# Balsamic Vinegar



## Threadman1891 (Aug 17, 2008)

I've tried several different brands of Balsamic Vinegars from many different specialty gourmet stores and from some delis. Each has its own flavor and consistency, much like fine wine. Some good, some bad. What's your favorite brand of Balsamic Vinegar and why? What is your favorite use for it?


----------



## rgrossicone (Jan 27, 2008)

mmmm just posted this in the rib eye thread...

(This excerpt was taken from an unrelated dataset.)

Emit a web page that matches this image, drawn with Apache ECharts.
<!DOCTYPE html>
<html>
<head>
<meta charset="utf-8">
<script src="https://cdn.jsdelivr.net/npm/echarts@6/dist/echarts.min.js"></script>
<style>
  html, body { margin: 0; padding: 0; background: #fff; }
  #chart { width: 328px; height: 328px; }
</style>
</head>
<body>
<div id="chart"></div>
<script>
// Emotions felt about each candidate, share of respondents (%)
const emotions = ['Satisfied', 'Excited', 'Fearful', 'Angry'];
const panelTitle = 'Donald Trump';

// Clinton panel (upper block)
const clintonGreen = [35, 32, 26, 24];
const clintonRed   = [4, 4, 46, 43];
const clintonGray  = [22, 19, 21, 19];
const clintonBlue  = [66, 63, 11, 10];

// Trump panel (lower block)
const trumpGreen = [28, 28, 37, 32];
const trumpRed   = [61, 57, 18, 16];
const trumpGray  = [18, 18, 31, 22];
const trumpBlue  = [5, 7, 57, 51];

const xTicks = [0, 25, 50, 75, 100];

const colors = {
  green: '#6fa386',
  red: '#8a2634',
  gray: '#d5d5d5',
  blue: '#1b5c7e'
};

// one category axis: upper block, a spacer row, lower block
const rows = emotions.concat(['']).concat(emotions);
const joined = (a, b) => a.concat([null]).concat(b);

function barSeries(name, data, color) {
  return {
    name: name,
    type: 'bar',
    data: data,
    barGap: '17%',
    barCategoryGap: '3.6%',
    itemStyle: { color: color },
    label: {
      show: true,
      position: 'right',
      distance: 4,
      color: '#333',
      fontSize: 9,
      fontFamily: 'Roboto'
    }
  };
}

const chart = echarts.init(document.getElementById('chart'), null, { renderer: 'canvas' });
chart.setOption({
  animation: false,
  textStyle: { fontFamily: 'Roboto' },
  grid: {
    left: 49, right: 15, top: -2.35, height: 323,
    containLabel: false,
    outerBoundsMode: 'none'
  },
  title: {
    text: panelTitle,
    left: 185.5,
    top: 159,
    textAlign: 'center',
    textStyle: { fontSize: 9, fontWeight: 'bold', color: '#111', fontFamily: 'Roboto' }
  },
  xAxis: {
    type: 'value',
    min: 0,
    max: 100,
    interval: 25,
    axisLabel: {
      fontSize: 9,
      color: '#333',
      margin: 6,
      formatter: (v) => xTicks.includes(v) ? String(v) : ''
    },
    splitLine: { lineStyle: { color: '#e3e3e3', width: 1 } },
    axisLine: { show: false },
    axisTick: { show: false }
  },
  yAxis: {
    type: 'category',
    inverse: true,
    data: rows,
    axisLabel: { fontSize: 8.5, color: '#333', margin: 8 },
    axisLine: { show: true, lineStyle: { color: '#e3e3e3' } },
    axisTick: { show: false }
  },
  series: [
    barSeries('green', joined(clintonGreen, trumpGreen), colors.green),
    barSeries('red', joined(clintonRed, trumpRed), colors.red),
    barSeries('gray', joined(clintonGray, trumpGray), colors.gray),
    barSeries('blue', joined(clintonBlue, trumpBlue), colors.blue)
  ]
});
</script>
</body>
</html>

Hands down the best Balsamic is Tipo Qualita imported from Modena. It aint cheap at $15 for 12 oz, but soooo delicious, and syrupy. Very sweet. First time I had it it was dousing a grilled chicken, fresh mozz and tomato hero on brick over bread, but I use it in everything from salads to tuna fish.


----------



## Wizard (Feb 29, 2008)

rgrossicone said:


> mmmm just posted this in the rib eye thread...
> 
> Hands down the best Balsamic is Tipo Qualita imported from Modena. It aint cheap at $15 for 12 oz, but soooo delicious, and syrupy. Very sweet. First time I had it it was dousing a grilled chicken, fresh mozz and tomato hero on brick over bread, but I use it in everything from salads to tuna fish.

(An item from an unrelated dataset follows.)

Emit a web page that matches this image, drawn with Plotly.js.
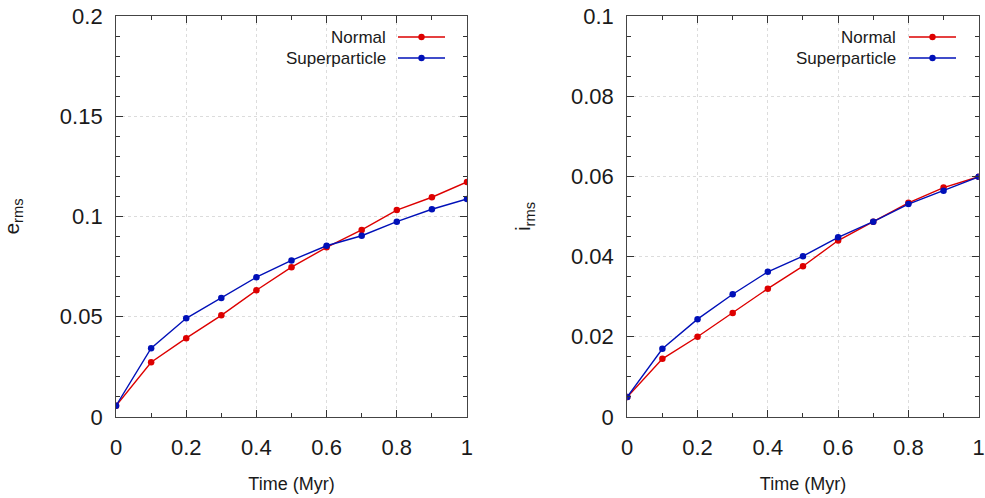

Hate to burst your bubble but $15 for 12oz. IS cheap! Average stuff is going to be $30-$40 for around 8oz. Really GOOD balsamics can be in excess of $90 for 4oz.

_Tipo Qualita_ roughly translates as *Type Quality.* Either you are missing some of the name or you have something that is the sartorical equivelant of _genuine leather_.  Look for something that is aged 20 years or more and has _Aceto Balsamico Tradizionale di Modena_ on the bottle. This will make sure that it isn't just an industrial vinegar that has syrup and caramel colring added. You use the good stuff by the DROP and will be amazed at the difference. Be daring, take the leap from RTW to bespoke as it were!


----------



## rgrossicone (Jan 27, 2008)

Thanks for the good news!^^^^


----------



## nolan50410 (Dec 5, 2006)

I don't know much about balsamic, but my dad is a big collector. His love of wine rubbed off on me, but I haven't picked up on the vinegar yet. Most of his are 4 oz. bottles, with several of them over $100. I'll have to ask him on Sunday what is his favorite. I remember one time when I was 15 or so, he let me eat ice cream with the balsamic on top. I recall not even being able to tell it was vinegar, tasted just like syrup.


----------



## Spence (Feb 28, 2006)

There really are several different products that fall under the name of balsamic vinegar. I won't bother with a thesis on the subject, I'm no expert and it would just be cut and paste anyway 

But generally, the good stuff (the little expensive bottles) is like a syrup and used in very small portions on grilled meats, parmigiano reggiano, vanilla ice cream and strawberries. When used properly a little goes a long way, and a bottle will last a while. I was lucky and scored both a 12 and 30 year Leonardi from ebay for less than 1/2 of retail a few years ago and am still working on them. (ok, I killed the 12 a while ago)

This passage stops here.